Другой стороной во многом обернулась великая русская классика во второй половине XIX века: на смену характеру-типу чаще всего приходит характер-личность, аналитически исследуемая на путях кризиса, искуситель­ности зла, свободы выбора, соотнесенных со спасительными страховочными ценностями народного общежития — совести, веры, стыда, которые и позволяют опускаться на любые неведомые глубины.

Как член милующей (увы, не всегда) комиссии я не могу не обратить особое внимание на признания типа: “Почему я только в тюрьме (на зоне) прочитал “Преступление и наказание”?”.



С учетом этого нужно строить и программы в школе не как некое отражение вузовских и академических курсов. Ни “Белые ночи”, ни, скажем, “Неточка Незванова” не должны, как это допускает программа — по выбору учителя, подменить “Преступление и наказание”.

Не обойтись тут и без принципа хрестоматийности, при всей его расплыв­чатости, условности, неопределенности все-таки несомненного. Что я имею в виду?

Когда-то Мопассан назвал самыми счастливыми писателями тех, кого помещают в книги для детского чтения. Заметьте: счастливыми.

Не всегда и не непременно писателями самыми известными, знамени­тыми, выдающимися, великими. Все эти приметы не обязательно и не всегда предполагают хрестоматийность. Выдающийся поэт и один из предтеч Серебряного века Константин Случевский отнюдь не хрестоматиен, а как будто бы непритязательный Иван Никитин — не случайно непременный участник хрестоматий, во всяком случае до последнего времени.

Вероятно, в таком подборе хрестоматийности должны участвовать и ученые, и писатели, и психологи, и специалисты по возрастной психологии, может быть, и медики, и, уж конечно, хорошие учителя.

Между тем программы, учебники и хрестоматии подчас начиняются имена­ми и произведениями, которые продиктованы внешними сообра­жениями.

Если усиленная просоветскость, иногда и бездарная, раньше часто бывала проходным баллом в школу, то теперь место в классе готовы обес­печить бесталанной антисоветчине.

То имя — отнюдь не бесталанного — А. Галича было совсем запрещено, то вдруг предлагается для изучения в школе.
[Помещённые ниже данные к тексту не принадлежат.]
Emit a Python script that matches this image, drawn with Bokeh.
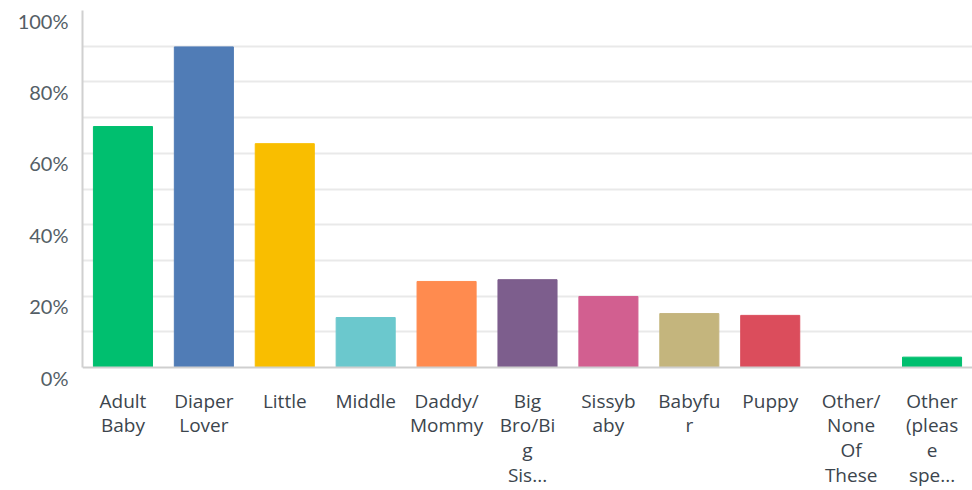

А хрестоматичен ли Бродский? Не все хрестоматийно и у Гоголя, и у Некрасова, и у самого Пушкина. Заслуженную славу Окуджаве принесли его песни, но из этого еще совсем не следует, что его необходимо изучать в школе: второстепенный поэт и третьестепенный беллетрист (кроме, может быть, первой повести).

Ф. Г. Углов — великий хирург и непреклонный публицист-боец — за здо­ровье людей. Тут же в связи с днем рождения предложение в одной из газет: ввести эту публицистику в школу. В. Максимов — хороший писатель, но почему конференция по его творчеству сопровождается очередным пожела­нием: туда его — в школу. В. Болотов справедливо пишет, что отводимых двух часов на литературу мало для того, чтобы выполнить программу. Да, количество часов нужно увеличить, но одновременно нужно программу сократить. Конечно, если рекомендовать для школьного изучения какое-нибудь “Путешествие дилетантов” (а ведь рекомендовано) и т. п., то никакого времени — ни школьного, ни внешкольного — никогда не хватит. Отбор должен быть строжайшим. Школьный стандарт (по сути, необходимый минимум), во всяком случае по литературе, вряд ли должен пугать. Важно, каким этот стандарт (уж и словечко, конечно, подыскали) будет и кого на этой основе хотят готовить. Дело-то опять в обретении критериев.

В разных рекомендациях, программах и учебниках рекомендуют или даже обязывают читать то “Божественную комедию”, то “Дон Кихота” (полностью), то “Декамерон”, то “Ярмарку тщеславия” Теккерея. Да если не перечитывали, то хотя бы пересчитывали ли авторы программ страницы этих книг? Да и прикидывали ли тиражи, то есть возможность для общей массовой школы их получить? В общем, нужно же в таких делах страницы не только читать, но и считать. При школьном знакомстве с Солженицыным повесть об Иване Денисовиче предпочтительнее книги “В круге первом” не только по сути (хотя и по сути тоже), но и по объёму.

И наконец главное: во-первых, как во Франции — французскую, так и в России должно изучать русскую литературу. Во-вторых, как можно раньше нужно начинать изучение ее истории и — линейно, а не по так называемым концентрам. Конечно, сейчас это очень трудно в связи с полной смятенностью в сроках и профильностях обучения. Но при этом — повторюсь— не опрокидывать в школу вузовское или академическое литературоведение, пусть упрощенное или укороченное. Иначе придётся идти по вершкам, а нужно — по вершинам. При этом, в-третьих, знакомство, например, с поэтической современностью, возможно, следует вести не столько персонально, сколько панорамно, не столько с разными именами, сколько с разными произведе­ниями: в ожидании времени, когда определится, какие из имен придут в классы уже как классики.